◆ What is needed:
Find the word "this" in the listing; pull out each line holding it.

>> begin Material to process

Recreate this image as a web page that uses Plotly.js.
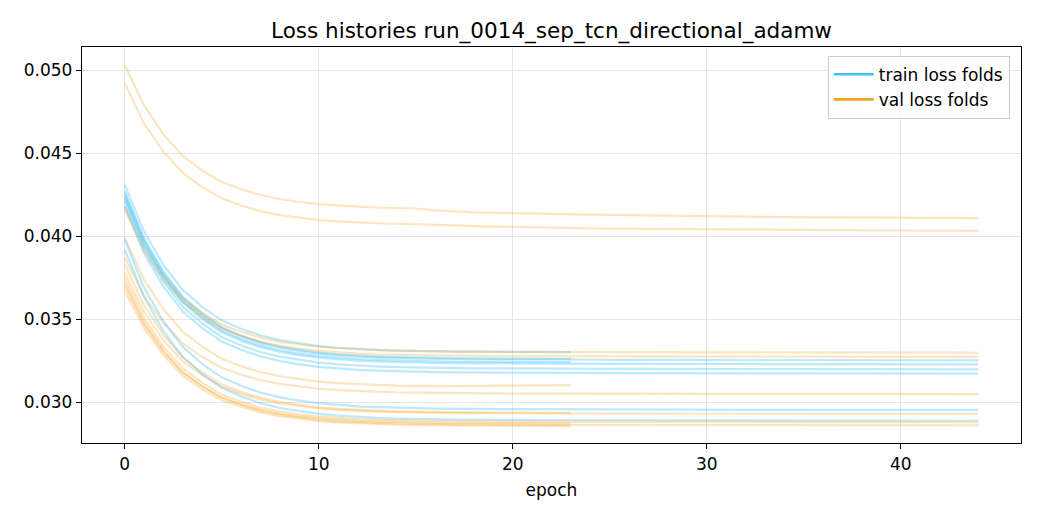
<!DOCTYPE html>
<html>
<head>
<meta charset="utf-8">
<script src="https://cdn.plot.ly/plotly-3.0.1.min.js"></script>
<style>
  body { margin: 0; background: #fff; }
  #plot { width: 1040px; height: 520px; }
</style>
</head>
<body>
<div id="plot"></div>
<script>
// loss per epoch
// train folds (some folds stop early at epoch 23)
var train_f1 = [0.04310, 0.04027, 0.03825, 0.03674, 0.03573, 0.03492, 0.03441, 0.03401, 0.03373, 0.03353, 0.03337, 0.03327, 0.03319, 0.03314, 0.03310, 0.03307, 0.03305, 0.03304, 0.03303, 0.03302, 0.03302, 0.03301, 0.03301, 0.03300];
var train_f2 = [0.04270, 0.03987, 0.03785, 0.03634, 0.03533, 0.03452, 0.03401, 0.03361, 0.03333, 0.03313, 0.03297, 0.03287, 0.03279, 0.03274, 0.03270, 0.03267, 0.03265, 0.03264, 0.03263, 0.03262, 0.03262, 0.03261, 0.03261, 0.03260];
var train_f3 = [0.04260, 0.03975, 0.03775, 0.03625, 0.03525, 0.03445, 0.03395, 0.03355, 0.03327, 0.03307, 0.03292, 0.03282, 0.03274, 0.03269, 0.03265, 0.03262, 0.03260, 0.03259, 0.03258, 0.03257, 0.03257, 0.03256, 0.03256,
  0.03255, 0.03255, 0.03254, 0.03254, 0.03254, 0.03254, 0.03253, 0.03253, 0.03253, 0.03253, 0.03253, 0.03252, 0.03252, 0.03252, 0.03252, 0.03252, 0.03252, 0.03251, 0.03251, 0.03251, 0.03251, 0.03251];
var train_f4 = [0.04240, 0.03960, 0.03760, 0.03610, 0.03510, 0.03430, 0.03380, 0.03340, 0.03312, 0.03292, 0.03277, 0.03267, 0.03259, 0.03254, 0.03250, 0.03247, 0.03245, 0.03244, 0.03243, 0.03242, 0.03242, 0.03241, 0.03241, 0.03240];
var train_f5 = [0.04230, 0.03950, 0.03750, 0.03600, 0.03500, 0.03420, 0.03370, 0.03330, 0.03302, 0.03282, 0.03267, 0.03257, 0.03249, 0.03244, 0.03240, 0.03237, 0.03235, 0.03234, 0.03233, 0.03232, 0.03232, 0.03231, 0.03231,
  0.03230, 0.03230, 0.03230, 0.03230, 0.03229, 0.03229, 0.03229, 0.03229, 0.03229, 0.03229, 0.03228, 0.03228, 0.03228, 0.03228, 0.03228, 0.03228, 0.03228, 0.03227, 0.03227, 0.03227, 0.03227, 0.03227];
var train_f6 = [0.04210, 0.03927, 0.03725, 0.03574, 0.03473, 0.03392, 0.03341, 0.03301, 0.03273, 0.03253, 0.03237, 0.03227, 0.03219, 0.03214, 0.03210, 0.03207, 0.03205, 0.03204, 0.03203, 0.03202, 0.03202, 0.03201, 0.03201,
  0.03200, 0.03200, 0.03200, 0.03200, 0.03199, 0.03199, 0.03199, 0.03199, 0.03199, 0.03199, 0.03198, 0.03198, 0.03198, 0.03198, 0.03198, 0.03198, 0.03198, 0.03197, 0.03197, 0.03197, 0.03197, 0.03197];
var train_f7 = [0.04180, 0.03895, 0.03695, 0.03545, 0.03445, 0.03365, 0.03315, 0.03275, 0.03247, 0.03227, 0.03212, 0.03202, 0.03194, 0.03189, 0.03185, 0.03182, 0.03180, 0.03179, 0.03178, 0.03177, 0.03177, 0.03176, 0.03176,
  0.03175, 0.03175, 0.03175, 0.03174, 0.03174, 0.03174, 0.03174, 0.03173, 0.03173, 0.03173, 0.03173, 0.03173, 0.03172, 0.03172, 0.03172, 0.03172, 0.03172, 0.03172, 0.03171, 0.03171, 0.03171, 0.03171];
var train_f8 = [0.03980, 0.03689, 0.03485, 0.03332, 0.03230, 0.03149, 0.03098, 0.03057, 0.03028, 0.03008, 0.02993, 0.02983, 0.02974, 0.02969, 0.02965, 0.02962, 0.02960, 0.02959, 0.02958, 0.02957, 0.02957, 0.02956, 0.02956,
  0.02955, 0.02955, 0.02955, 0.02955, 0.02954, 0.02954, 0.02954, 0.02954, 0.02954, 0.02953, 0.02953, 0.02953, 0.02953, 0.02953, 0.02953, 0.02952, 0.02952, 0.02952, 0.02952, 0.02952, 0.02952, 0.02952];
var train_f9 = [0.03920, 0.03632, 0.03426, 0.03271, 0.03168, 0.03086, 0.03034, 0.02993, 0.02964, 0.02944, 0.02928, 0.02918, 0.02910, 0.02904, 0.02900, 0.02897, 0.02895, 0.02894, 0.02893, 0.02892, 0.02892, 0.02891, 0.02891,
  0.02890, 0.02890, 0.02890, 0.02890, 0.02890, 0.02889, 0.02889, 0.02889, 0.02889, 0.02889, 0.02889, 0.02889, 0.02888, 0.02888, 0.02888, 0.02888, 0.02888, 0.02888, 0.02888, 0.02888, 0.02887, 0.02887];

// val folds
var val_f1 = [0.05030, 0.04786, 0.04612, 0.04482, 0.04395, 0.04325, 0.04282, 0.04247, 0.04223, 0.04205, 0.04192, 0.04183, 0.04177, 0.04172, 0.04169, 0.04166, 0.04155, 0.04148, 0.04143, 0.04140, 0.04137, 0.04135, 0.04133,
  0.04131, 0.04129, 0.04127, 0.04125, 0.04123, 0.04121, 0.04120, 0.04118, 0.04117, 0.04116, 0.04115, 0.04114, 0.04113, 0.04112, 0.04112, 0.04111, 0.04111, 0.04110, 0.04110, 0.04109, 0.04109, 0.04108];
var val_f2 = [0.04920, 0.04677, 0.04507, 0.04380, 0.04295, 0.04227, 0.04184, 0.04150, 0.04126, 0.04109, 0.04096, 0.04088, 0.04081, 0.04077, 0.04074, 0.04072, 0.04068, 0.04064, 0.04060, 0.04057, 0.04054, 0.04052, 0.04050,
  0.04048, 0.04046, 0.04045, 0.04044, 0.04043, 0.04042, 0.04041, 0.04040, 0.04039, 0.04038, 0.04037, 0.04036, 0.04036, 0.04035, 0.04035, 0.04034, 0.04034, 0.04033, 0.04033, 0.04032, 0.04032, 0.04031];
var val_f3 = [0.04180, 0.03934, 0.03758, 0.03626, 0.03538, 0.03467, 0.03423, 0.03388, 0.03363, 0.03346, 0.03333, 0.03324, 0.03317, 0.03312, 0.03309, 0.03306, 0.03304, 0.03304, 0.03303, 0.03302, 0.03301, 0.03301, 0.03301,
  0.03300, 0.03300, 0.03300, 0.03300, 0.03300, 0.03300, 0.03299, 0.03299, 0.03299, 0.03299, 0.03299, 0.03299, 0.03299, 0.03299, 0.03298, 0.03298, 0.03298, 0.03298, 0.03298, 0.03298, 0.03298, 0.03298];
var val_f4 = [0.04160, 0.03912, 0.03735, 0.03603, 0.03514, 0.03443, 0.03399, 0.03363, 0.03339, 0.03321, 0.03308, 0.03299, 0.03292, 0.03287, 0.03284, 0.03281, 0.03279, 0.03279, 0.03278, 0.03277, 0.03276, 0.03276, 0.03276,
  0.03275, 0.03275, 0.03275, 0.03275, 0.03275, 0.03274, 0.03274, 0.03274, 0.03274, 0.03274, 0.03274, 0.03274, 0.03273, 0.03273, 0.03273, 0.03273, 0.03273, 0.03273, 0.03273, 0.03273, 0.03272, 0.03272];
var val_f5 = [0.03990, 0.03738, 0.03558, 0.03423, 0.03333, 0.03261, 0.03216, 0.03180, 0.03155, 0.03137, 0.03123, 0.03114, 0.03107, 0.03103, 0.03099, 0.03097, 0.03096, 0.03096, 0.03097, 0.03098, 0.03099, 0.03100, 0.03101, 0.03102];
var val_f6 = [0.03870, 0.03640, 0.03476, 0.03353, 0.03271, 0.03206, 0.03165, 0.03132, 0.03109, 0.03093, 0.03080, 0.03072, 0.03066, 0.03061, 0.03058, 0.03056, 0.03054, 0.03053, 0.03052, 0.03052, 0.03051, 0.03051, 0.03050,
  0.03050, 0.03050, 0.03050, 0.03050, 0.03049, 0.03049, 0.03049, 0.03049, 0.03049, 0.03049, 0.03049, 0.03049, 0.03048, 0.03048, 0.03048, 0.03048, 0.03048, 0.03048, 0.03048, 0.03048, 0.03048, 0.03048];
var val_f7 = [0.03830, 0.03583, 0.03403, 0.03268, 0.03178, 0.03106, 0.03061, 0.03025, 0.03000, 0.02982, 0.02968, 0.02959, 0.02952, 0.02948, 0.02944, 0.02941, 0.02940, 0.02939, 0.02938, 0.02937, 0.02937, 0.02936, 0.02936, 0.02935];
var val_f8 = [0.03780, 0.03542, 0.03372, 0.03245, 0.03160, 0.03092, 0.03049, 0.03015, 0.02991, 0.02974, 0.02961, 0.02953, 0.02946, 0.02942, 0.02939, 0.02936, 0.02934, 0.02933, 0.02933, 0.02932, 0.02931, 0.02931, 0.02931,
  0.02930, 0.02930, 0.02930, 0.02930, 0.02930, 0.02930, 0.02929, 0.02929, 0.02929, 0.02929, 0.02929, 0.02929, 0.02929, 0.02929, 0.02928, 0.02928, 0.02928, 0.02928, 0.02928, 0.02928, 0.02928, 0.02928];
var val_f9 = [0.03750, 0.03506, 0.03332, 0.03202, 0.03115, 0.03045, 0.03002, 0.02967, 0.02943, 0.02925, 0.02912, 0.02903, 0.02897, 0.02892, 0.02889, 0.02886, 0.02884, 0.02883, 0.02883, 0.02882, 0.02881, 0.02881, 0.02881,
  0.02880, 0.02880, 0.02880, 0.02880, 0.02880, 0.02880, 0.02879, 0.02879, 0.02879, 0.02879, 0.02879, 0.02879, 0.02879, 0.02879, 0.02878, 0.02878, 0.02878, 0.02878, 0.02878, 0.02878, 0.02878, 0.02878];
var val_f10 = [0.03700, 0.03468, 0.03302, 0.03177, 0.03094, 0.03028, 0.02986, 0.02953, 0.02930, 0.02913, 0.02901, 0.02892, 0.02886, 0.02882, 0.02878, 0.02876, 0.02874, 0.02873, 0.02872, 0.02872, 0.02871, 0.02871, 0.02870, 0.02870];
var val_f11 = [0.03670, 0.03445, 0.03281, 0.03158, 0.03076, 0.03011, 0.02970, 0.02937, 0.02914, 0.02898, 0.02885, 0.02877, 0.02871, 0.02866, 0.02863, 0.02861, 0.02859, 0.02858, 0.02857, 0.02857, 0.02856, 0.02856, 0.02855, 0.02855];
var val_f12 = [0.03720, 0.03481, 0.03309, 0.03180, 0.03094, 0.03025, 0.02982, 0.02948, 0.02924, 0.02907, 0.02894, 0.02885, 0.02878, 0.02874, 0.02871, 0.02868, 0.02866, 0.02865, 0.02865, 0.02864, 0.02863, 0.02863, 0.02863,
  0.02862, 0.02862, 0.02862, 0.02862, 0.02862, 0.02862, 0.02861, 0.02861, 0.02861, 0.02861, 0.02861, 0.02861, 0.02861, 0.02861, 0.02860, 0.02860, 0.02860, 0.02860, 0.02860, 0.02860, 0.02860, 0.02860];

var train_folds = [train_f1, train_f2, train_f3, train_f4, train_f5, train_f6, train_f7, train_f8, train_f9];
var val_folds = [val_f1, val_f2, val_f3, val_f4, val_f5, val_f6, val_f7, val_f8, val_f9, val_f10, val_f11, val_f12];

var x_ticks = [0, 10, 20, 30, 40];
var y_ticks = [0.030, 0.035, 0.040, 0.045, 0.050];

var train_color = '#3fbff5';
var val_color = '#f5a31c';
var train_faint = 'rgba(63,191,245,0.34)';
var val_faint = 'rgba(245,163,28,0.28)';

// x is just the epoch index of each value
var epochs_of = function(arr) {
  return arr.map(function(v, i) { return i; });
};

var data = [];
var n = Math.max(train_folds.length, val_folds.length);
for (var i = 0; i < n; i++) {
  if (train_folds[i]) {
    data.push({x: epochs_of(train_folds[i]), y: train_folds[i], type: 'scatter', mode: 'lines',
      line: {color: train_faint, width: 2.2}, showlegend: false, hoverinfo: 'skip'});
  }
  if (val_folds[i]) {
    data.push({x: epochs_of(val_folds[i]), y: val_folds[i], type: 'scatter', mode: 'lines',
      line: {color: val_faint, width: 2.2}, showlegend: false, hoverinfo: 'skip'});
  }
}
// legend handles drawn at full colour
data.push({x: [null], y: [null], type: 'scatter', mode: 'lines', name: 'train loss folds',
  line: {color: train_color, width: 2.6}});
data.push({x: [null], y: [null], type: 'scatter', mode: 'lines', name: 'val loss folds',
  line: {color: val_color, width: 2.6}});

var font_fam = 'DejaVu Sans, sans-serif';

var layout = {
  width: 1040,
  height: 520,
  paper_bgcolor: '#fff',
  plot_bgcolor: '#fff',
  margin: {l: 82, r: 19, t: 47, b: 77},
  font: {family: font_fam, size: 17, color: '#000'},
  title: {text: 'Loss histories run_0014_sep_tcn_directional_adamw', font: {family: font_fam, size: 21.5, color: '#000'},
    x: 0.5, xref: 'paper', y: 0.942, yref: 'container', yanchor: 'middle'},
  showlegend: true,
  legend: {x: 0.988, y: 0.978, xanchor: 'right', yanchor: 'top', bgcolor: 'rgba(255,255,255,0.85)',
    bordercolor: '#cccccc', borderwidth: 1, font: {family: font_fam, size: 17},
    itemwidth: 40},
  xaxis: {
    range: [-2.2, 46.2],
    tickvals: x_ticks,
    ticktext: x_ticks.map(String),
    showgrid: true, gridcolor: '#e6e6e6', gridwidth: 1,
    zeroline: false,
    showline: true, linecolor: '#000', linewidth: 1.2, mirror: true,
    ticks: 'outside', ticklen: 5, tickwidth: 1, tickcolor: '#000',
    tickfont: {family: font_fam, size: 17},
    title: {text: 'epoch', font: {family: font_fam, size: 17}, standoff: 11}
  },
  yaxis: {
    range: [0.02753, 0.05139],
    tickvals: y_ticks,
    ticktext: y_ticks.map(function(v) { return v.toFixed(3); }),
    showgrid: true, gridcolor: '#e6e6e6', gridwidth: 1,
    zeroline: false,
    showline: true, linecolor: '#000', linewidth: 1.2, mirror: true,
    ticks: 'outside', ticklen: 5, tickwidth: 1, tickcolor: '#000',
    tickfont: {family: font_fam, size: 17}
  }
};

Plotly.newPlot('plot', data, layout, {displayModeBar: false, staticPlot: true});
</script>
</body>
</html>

>> end Material to process
>> begin Material to process

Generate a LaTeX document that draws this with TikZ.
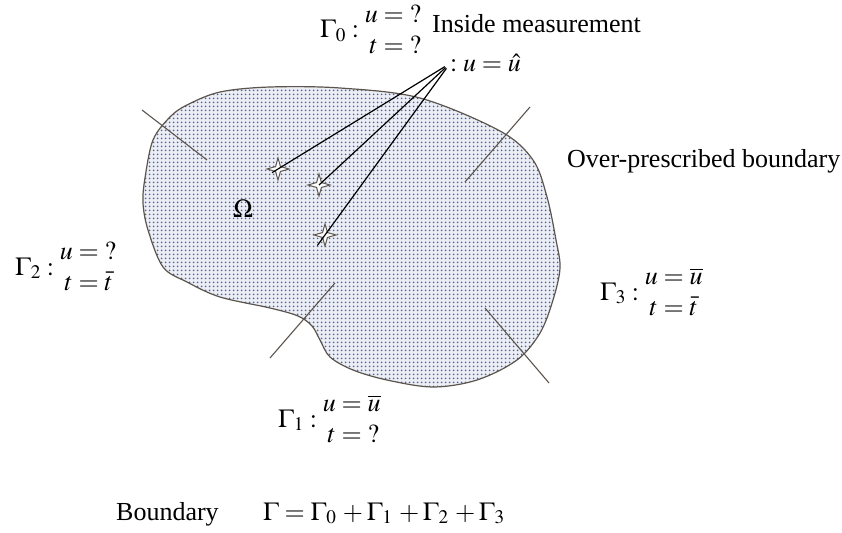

>> end Material to process

◆ The reply:
Recreate this image as a web page that uses Plotly.js.
Generate a LaTeX document that draws this with TikZ.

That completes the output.